### [What you have to do]
In the records below, pick out all lines containing the word "this".
-------- Records supplied
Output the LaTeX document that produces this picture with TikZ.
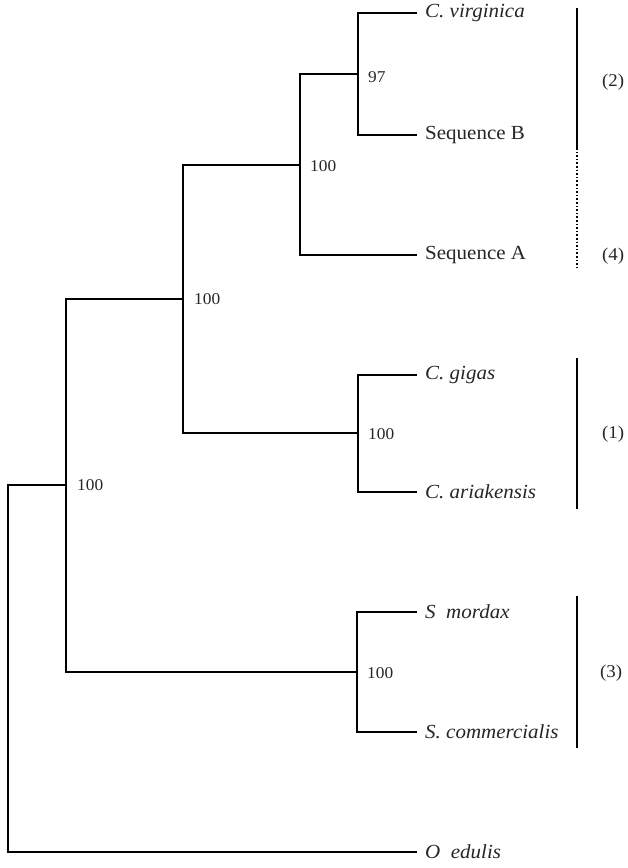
\documentclass[tikz,border=0pt]{standalone}
\usepackage{fontspec}
\setmainfont[FakeStretch=1.05]{Liberation Serif}
\begin{document}
\begin{tikzpicture}[x=1pt,y=-1pt,
  branch/.style={line width=1.8pt, line cap=rect},
  bar/.style={line width=1.6pt},
  dotbar/.style={line width=1.6pt, dotted},
  leaf/.style={anchor=west, inner sep=0pt, font=\fontsize{20}{22}\selectfont, text=black!85},
  sup/.style={anchor=west, inner sep=0pt, font=\fontsize{16.5}{18}\selectfont, text=black!85},
  grp/.style={anchor=west, inner sep=0pt, font=\fontsize{18}{20}\selectfont, text=black!85}]
\useasboundingbox (0,0) rectangle (627,868);
% leaf ends
\coordinate (cvE) at (416,13);
\coordinate (sbE) at (416,135);
\coordinate (saE) at (416,255);
\coordinate (cgE) at (416,375);
\coordinate (caE) at (416,492);
\coordinate (smE) at (416,612);
\coordinate (scE) at (416,732);
\coordinate (oeE) at (416,852);
% leaf labels
\node[leaf] (cv) at (425,13) {\itshape C. virginica};
\node[leaf] (sb) at (425,135) {Sequence B};
\node[leaf] (sa) at (425,255) {Sequence A};
\node[leaf] (cg) at (425,375) {\itshape C. gigas};
\node[leaf] (ca) at (425,492) {\itshape C. ariakensis};
\node[leaf] (sm) at (425,612) {\itshape S\ \ mordax};
\node[leaf] (sc) at (425,732) {\itshape S. commercialis};
\node[leaf] (oe) at (425,852) {\itshape O\ \ edulis};
% internal nodes
\coordinate (n97) at (358,74);
\coordinate (nA) at (300,165);
\coordinate (nG) at (358,433);
\coordinate (nB) at (183,299);
\coordinate (nS) at (357,672);
\coordinate (nC) at (66,485);
\coordinate (root) at (8,668);
% branches
\draw[branch] (n97) |- (cvE);
\draw[branch] (n97) |- (sbE);
\draw[branch] (nA) |- (n97);
\draw[branch] (nA) |- (saE);
\draw[branch] (nG) |- (cgE);
\draw[branch] (nG) |- (caE);
\draw[branch] (nB) |- (nA);
\draw[branch] (nB) |- (nG);
\draw[branch] (nS) |- (smE);
\draw[branch] (nS) |- (scE);
\draw[branch] (nC) |- (nB);
\draw[branch] (nC) |- (nS);
\draw[branch] (root) |- (nC);
\draw[branch] (root) |- (oeE);
% support values
\node[sup] (l97) at (368,77) {97};
\node[sup] (lA) at (310,166) {100};
\node[sup] (lB) at (194,299) {100};
\node[sup] (lG) at (368,434) {100};
\node[sup] (lC) at (77,485) {100};
\node[sup] (lS) at (367,673) {100};
% group bars
\coordinate (b2t) at (577,8);
\coordinate (b2m) at (577,148);
\coordinate (b4b) at (577,268);
\coordinate (b1t) at (577,358);
\coordinate (b1b) at (577,509);
\coordinate (b3t) at (577,596);
\coordinate (b3b) at (577,748);
\draw[bar] (b2t) -- (b2m);
\draw[dotbar] (b2m) -- (b4b);
\draw[bar] (b1t) -- (b1b);
\draw[bar] (b3t) -- (b3b);
\node[grp] (g2) at (602,82) {(2)};
\node[grp] (g4) at (602,256) {(4)};
\node[grp] (g1) at (602,434) {(1)};
\node[grp] (g3) at (600,673) {(3)};
\end{tikzpicture}
\end{document}
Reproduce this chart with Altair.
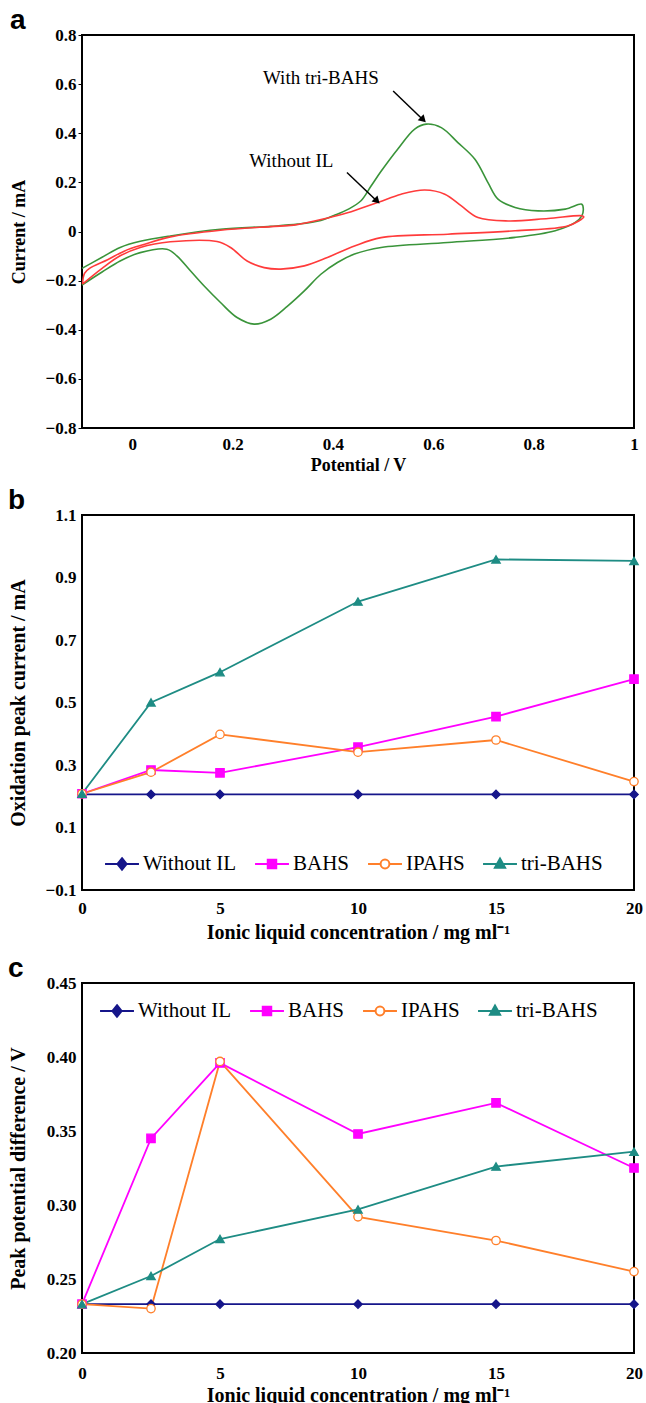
import altair as alt
import pandas as pd

# ---------------- Panel a: cyclic voltammograms ----------------
green_potential = [-0.100, -0.060, -0.024, 0.016, 0.076, 0.176, 0.276, 0.330, 0.376, 0.402, 0.430,
                   0.456, 0.476, 0.496, 0.529, 0.563, 0.586, 0.616, 0.649, 0.683, 0.709, 0.729,
                   0.763, 0.809, 0.863, 0.896, 0.899, 0.896, 0.883, 0.843, 0.763, 0.629, 0.496,
                   0.443, 0.409, 0.376, 0.343, 0.309, 0.276, 0.243, 0.209, 0.176, 0.143, 0.116,
                   0.089, 0.069, 0.016, -0.024, -0.060, -0.100]
green_current = [-0.150, -0.105, -0.065, -0.040, -0.018, 0.009, 0.021, 0.030, 0.045, 0.065, 0.090,
                 0.125, 0.185, 0.245, 0.335, 0.417, 0.437, 0.423, 0.362, 0.294, 0.199, 0.132,
                 0.098, 0.084, 0.091, 0.111, 0.091, 0.064, 0.037, 0.003, -0.024, -0.045, -0.065,
                 -0.092, -0.126, -0.174, -0.242, -0.305, -0.357, -0.377, -0.350, -0.289, -0.221, -0.160,
                 -0.099, -0.072, -0.086, -0.120, -0.165, -0.218]
red_potential = [-0.099, -0.095, -0.085, -0.049, -0.016, 0.025, 0.076, 0.176, 0.276, 0.322, 0.390,
                 0.429, 0.456, 0.492, 0.536, 0.583, 0.623, 0.656, 0.689, 0.749, 0.829, 0.896,
                 0.900, 0.869, 0.763, 0.629, 0.496, 0.443, 0.389, 0.343, 0.296, 0.263, 0.229,
                 0.196, 0.169, 0.076, 0.016, -0.024, -0.060, -0.099]
red_current = [-0.214, -0.170, -0.150, -0.115, -0.080, -0.052, -0.022, 0.005, 0.020, 0.026, 0.055,
               0.076, 0.095, 0.120, 0.152, 0.169, 0.152, 0.104, 0.057, 0.043, 0.053, 0.064,
               0.060, 0.023, 0.003, -0.011, -0.025, -0.059, -0.106, -0.140, -0.153, -0.147, -0.120,
               -0.065, -0.041, -0.042, -0.065, -0.099, -0.150, -0.214]

annot_text = ["With tri-BAHS", "Without IL"]
annot_x = [0.376, 0.317]
annot_y = [0.624, 0.287]
arrow_x = [0.520, 0.428]
arrow_y = [0.572, 0.240]
arrow_x2 = [0.578, 0.486]
arrow_y2 = [0.458, 0.127]
head_x = [0.580, 0.488]
head_y = [0.455, 0.124]

# ---------------- Panels b and c ----------------
conc = [0, 2.5, 5, 10, 15, 20]
series = ["Without IL", "BAHS", "IPAHS", "tri-BAHS"]

b_without = [0.206, 0.206, 0.206, 0.206, 0.206, 0.206]
b_bahs = [0.208, 0.284, 0.275, 0.357, 0.455, 0.575]
b_ipahs = [0.208, 0.277, 0.398, 0.341, 0.380, 0.247]
b_tri = [0.208, 0.500, 0.597, 0.823, 0.958, 0.953]

c_without = [0.233, 0.233, 0.233, 0.233, 0.233, 0.233]
c_bahs = [0.233, 0.345, 0.396, 0.348, 0.369, 0.325]
c_ipahs = [0.233, 0.230, 0.397, 0.292, 0.276, 0.255]
c_tri = [0.233, 0.252, 0.277, 0.297, 0.326, 0.336]

line_colors = ["#16168a", "#ff00ff", "#ff7f2a", "#1e8c84"]
fill_colors = ["#16168a", "#ff00ff", "#ffffff", "#1e8c84"]
point_shapes = ["diamond", "square", "circle", "triangle-up"]
legend_paths = [
    "M-1,0L1,0M0,-0.34L0.27,0L0,0.34L-0.27,0Z",
    "M-1,0L1,0M-0.25,-0.25L0.25,-0.25L0.25,0.25L-0.25,0.25Z",
    "M-1,0L-0.26,0M0.26,0L1,0M0.26,0A0.26,0.26,0,1,1,-0.26,0A0.26,0.26,0,1,1,0.26,0Z",
    "M-1,0L1,0M0,-0.32L0.3,0.22L-0.3,0.22Z",
]

SERIF = "Liberation Serif"
SANS = "Liberation Sans"
W = 552


def letter(t):
    return alt.TitleParams(text=t, anchor="start", font=SANS, fontSize=28, fontWeight="bold",
                           color="black", offset=-9)


def axis(title, values, label_expr=None, fmt=None, ticks=False, tick_size=0, tx=None, ty=None,
         title_size=20, label_pad=6):
    kw = dict(title=title, values=values, grid=False, domain=False, ticks=ticks,
              labelFont=SERIF, labelFontWeight="bold", labelFontSize=17, labelColor="black",
              titleFont=SERIF, titleFontWeight="bold", titleFontSize=title_size, titleColor="black",
              labelFlush=False, labelOverlap=False, labelPadding=label_pad, titleBaseline="middle")
    if ticks:
        kw.update(tickSize=tick_size, tickColor="black", tickWidth=1)
    if label_expr is not None:
        kw["labelExpr"] = label_expr
    if fmt is not None:
        kw["format"] = fmt
    if tx is not None:
        kw["titleX"] = tx
    if ty is not None:
        kw["titleY"] = ty
    return alt.Axis(**kw)


# ---- panel a ----
rows = []
for i, (x, y) in enumerate(zip(green_potential, green_current)):
    rows.append({"potential": x, "current": y, "curve": "With tri-BAHS", "idx": i})
for i, (x, y) in enumerate(zip(red_potential, red_current)):
    rows.append({"potential": x, "current": y, "curve": "Without IL", "idx": i})
df_a = pd.DataFrame(rows)

xa = alt.Scale(domain=[-0.1, 1.0], nice=False, zero=False)
ya = alt.Scale(domain=[-0.8, 0.8], nice=False, zero=False)

a_y_vals = [-0.8, -0.7, -0.6, -0.5, -0.4, -0.3, -0.2, -0.1, 0, 0.1, 0.2, 0.3, 0.4, 0.5, 0.6, 0.7, 0.8]

a_lines = alt.Chart(df_a).mark_line(strokeWidth=1.6, interpolate="catmull-rom").encode(
    x=alt.X("potential:Q", scale=xa,
            axis=axis("Potential / V", [0, 0.2, 0.4, 0.6, 0.8, 1.0],
                      label_expr="format(datum.value, '.1~f')", ty=37, title_size=18, label_pad=8)),
    y=alt.Y("current:Q", scale=ya,
            axis=axis("Current / mA", a_y_vals,
                      label_expr="abs(round(datum.value*10)) % 2 == 0 ? format(datum.value, '.1~f') : ''",
                      ticks=True, tick_size=4, tx=-63, title_size=18, label_pad=2)),
    color=alt.Color("curve:N", scale=alt.Scale(domain=["With tri-BAHS", "Without IL"],
                                               range=["#3a943a", "#ff3b3b"]), legend=None),
    order="idx:Q",
)

df_text = pd.DataFrame({"x": annot_x, "y": annot_y, "t": annot_text})
a_text = alt.Chart(df_text).mark_text(font=SERIF, fontSize=19, color="black").encode(
    x=alt.X("x:Q", scale=xa), y=alt.Y("y:Q", scale=ya), text="t:N")

df_arrow = pd.DataFrame({"x": arrow_x, "y": arrow_y, "x2": arrow_x2, "y2": arrow_y2,
                         "hx": head_x, "hy": head_y})
a_arrow = alt.Chart(df_arrow).mark_rule(color="black", strokeWidth=1.5).encode(
    x=alt.X("x:Q", scale=xa), y=alt.Y("y:Q", scale=ya), x2="x2:Q", y2="y2:Q")
a_head = alt.Chart(df_arrow).mark_point(shape="triangle-up", filled=True, color="black", size=70,
                                        angle=135, opacity=1).encode(
    x=alt.X("hx:Q", scale=xa), y=alt.Y("hy:Q", scale=ya))

panel_a = alt.layer(a_lines, a_text, a_arrow, a_head).properties(
    width=W, height=393, title=letter("a"))


# ---- panels b, c ----
def long_df(vals):
    out = []
    for s, v in zip(series, vals):
        for x, y in zip(conc, v):
            out.append({"conc": x, "val": y, "series": s})
    return pd.DataFrame(out)


def panel(df, ydom, yvals, yfmt, ytitle, height, leg_x, leg_y, ltr, xpad):
    xs = alt.Scale(domain=[0, 20], nice=False, zero=False)
    ys = alt.Scale(domain=ydom, nice=False, zero=False)
    xax = axis("Ionic liquid concentration / mg ml\u207b\u00b9", [0, 5, 10, 15, 20], ty=42, label_pad=xpad)
    yax = axis(ytitle, yvals, fmt=yfmt, tx=-64, label_pad=6)
    base = alt.Chart(df)
    lines = base.mark_line(strokeWidth=1.8).encode(
        x=alt.X("conc:Q", scale=xs, axis=xax),
        y=alt.Y("val:Q", scale=ys, axis=yax),
        color=alt.Color("series:N", scale=alt.Scale(domain=series, range=line_colors), legend=None),
    )
    pts = base.mark_point(filled=True, size=70, strokeWidth=1.3, opacity=1).encode(
        x=alt.X("conc:Q", scale=xs),
        y=alt.Y("val:Q", scale=ys),
        shape=alt.Shape("series:N", scale=alt.Scale(domain=series, range=point_shapes), legend=None),
        fill=alt.Fill("series:N", scale=alt.Scale(domain=series, range=fill_colors), legend=None),
        stroke=alt.Stroke("series:N", scale=alt.Scale(domain=series, range=line_colors), legend=None),
    )
    leg = alt.Legend(orient="none", legendX=leg_x, legendY=leg_y, direction="horizontal", title=None,
                     labelFont=SERIF, labelFontSize=21, labelColor="black", symbolSize=1150,
                     symbolStrokeWidth=2, columnPadding=14, labelOffset=3, padding=0)
    legend_layer = base.transform_filter("false").mark_point(filled=True, opacity=1).encode(
        shape=alt.Shape("series:N", scale=alt.Scale(domain=series, range=legend_paths), legend=leg),
        fill=alt.Fill("series:N", scale=alt.Scale(domain=series, range=fill_colors), legend=leg),
        stroke=alt.Stroke("series:N", scale=alt.Scale(domain=series, range=line_colors), legend=leg),
    )
    return alt.layer(lines, pts, legend_layer).resolve_scale(
        shape="independent", fill="independent", stroke="independent"
    ).properties(width=W, height=height, title=letter(ltr))


panel_b = panel(long_df([b_without, b_bahs, b_ipahs, b_tri]), [-0.1, 1.1],
                [-0.1, 0.1, 0.3, 0.5, 0.7, 0.9, 1.1], ".1f", "Oxidation peak current / mA",
                375, 22, 331, "b", 10)
panel_c = panel(long_df([c_without, c_bahs, c_ipahs, c_tri]), [0.20, 0.45],
                [0.20, 0.25, 0.30, 0.35, 0.40, 0.45], ".2f", "Peak potential difference / V",
                370, 17, 10, "c", 12)

chart = alt.vconcat(panel_a, panel_b, panel_c, spacing=11).resolve_scale(
    color="independent", fill="independent", stroke="independent", shape="independent"
).properties(
    padding={"left": 7, "top": 6, "right": 0, "bottom": 0},
    background="white",
).configure_view(stroke="black", strokeWidth=2).configure_axis(
    labelFont=SERIF, titleFont=SERIF
).configure_legend(labelFont=SERIF)

chart.save("out.html", embed_options={"renderer": "svg", "actions": False})
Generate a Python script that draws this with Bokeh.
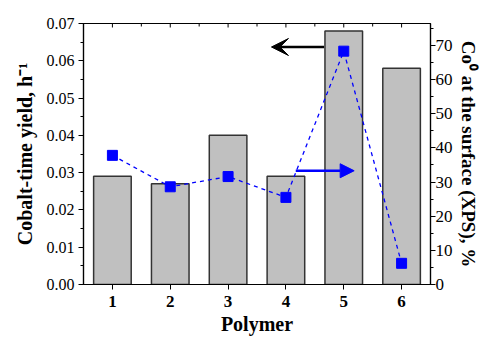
from bokeh.plotting import figure
from bokeh.models import (LinearAxis, Range1d, FixedTicker, Arrow, NormalHead,
                          VeeHead, ColumnDataSource, NumeralTickFormatter)
from bokeh.embed import file_html
from bokeh.resources import INLINE

# ---- data ----
polymers = [1, 2, 3, 4, 5, 6]
polymer_labels = ["1", "2", "3", "4", "5", "6"]
cobalt_time_yield = [0.029, 0.027, 0.040, 0.029, 0.068, 0.058]
co0_surface_pct = [37.8, 28.6, 31.6, 25.5, 68.3, 6.2]

left_ticks = [0.0, 0.01, 0.02, 0.03, 0.04, 0.05, 0.06, 0.07]
left_minor = [0.005 * i for i in range(15)]
right_ticks = [0, 10, 20, 30, 40, 50, 60, 70]
right_minor = [5 * i for i in range(16)]
top_minor = [0.5 + i for i in range(7)]

# arrow annotation positions (data units)
black_arrow = dict(x_start=4.66, x_end=3.75, y=0.0637)      # left axis
blue_arrow = dict(x_start=4.17, x_end=5.18, y=33.3)         # right axis

FONT = "Liberation Serif"
Y_MAX = 0.07
PCT_MAX = 76.4

p = figure(width=481, height=337, x_range=Range1d(0.5, 6.5), y_range=Range1d(0, Y_MAX),
           output_backend="svg", toolbar_location=None,
           min_border_left=83, min_border_right=49, min_border_top=23, min_border_bottom=52)
p.extra_y_ranges = {"pct": Range1d(0, PCT_MAX)}
p.xgrid.visible = False
p.ygrid.visible = False
p.outline_line_color = "black"
p.outline_line_width = 1.2

src = ColumnDataSource(dict(x=polymers, y=cobalt_time_yield, pct=co0_surface_pct))

p.vbar(x="x", top="y", width=0.65, source=src, fill_color="#c0c0c0",
       line_color="#333333", line_width=1.5)

p.line(x="x", y="pct", source=src, y_range_name="pct", line_color="blue",
       line_dash="4 4", line_width=1.3)
p.scatter(x="x", y="pct", source=src, y_range_name="pct", marker="square",
          size=10, fill_color="blue", line_color="blue")

# top frame ticks (pointing inward)
tick_major_len = Y_MAX * 4 / 262
tick_minor_len = Y_MAX * 3 / 262
p.segment(x0=polymers, x1=polymers, y0=[Y_MAX] * len(polymers),
          y1=[Y_MAX - tick_major_len] * len(polymers), line_color="black", line_width=1)
p.segment(x0=top_minor, x1=top_minor, y0=[Y_MAX] * len(top_minor),
          y1=[Y_MAX - tick_minor_len] * len(top_minor), line_color="black", line_width=1)

# arrows
p.add_layout(Arrow(end=VeeHead(size=17, fill_color="black", line_color="black"),
                   x_start=black_arrow["x_start"], y_start=black_arrow["y"],
                   x_end=black_arrow["x_end"], y_end=black_arrow["y"],
                   line_color="black", line_width=2.5))
p.add_layout(Arrow(end=NormalHead(size=14, fill_color="blue", line_color="blue"),
                   x_start=blue_arrow["x_start"], y_start=blue_arrow["y"],
                   x_end=blue_arrow["x_end"], y_end=blue_arrow["y"],
                   line_color="blue", line_width=2.5, y_range_name="pct"))

# bottom axis
xa = p.xaxis[0]
xa.ticker = FixedTicker(ticks=polymers)
xa.major_label_overrides = {k: v for k, v in zip(polymers, polymer_labels)}
xa.axis_label = "Polymer"
xa.major_tick_out = 5
xa.major_tick_in = 0
xa.minor_tick_out = 0
xa.minor_tick_in = 0
xa.major_label_text_font = FONT
xa.major_label_text_font_style = "bold"
xa.major_label_text_font_size = "17px"
xa.major_label_text_color = "black"
xa.major_label_standoff = 6
xa.axis_label_text_font = FONT
xa.axis_label_text_font_style = "bold"
xa.axis_label_text_font_size = "20px"
xa.axis_label_text_color = "black"
xa.axis_label_standoff = 3
xa.axis_line_width = 1.2
xa.axis_line_color = "black"
xa.major_tick_line_color = "black"

# left axis
ya = p.yaxis[0]
ya.ticker = FixedTicker(ticks=left_ticks, minor_ticks=left_minor)
ya.formatter = NumeralTickFormatter(format="0.00")
ya.axis_label = "Cobalt-time yield, h\u207b\u00b9"
ya.major_tick_out = 5
ya.major_tick_in = 0
ya.minor_tick_out = 3
ya.minor_tick_in = 0
ya.major_label_text_font = FONT
ya.major_label_text_font_size = "16px"
ya.major_label_text_color = "black"
ya.major_label_standoff = 4
ya.axis_label_text_font = FONT
ya.axis_label_text_font_style = "bold"
ya.axis_label_text_font_size = "20px"
ya.axis_label_text_color = "black"
ya.axis_label_standoff = 8
ya.axis_line_width = 1.2
ya.axis_line_color = "black"
ya.major_tick_line_color = "black"
ya.minor_tick_line_color = "black"

# right axis
ra = LinearAxis(y_range_name="pct", ticker=FixedTicker(ticks=right_ticks, minor_ticks=right_minor),
                axis_label="Co\u2070 at the surface (XPS), %")
ra.major_tick_out = 5
ra.major_tick_in = 0
ra.minor_tick_out = 3
ra.minor_tick_in = 0
ra.major_label_text_font = FONT
ra.major_label_text_font_size = "17px"
ra.major_label_text_color = "black"
ra.major_label_standoff = 0
ra.axis_label_text_font = FONT
ra.axis_label_text_font_style = "bold"
ra.axis_label_text_font_size = "19px"
ra.axis_label_text_color = "black"
ra.axis_label_standoff = 2
ra.axis_line_width = 1.2
ra.axis_line_color = "black"
ra.major_tick_line_color = "black"
ra.minor_tick_line_color = "black"
p.add_layout(ra, "right")

open("out.html", "w").write(file_html(p, INLINE))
----------------
### [Answer in full]
Output the LaTeX document that produces this picture with TikZ.
Reproduce this chart with Altair.
Generate a Python script that draws this with Bokeh.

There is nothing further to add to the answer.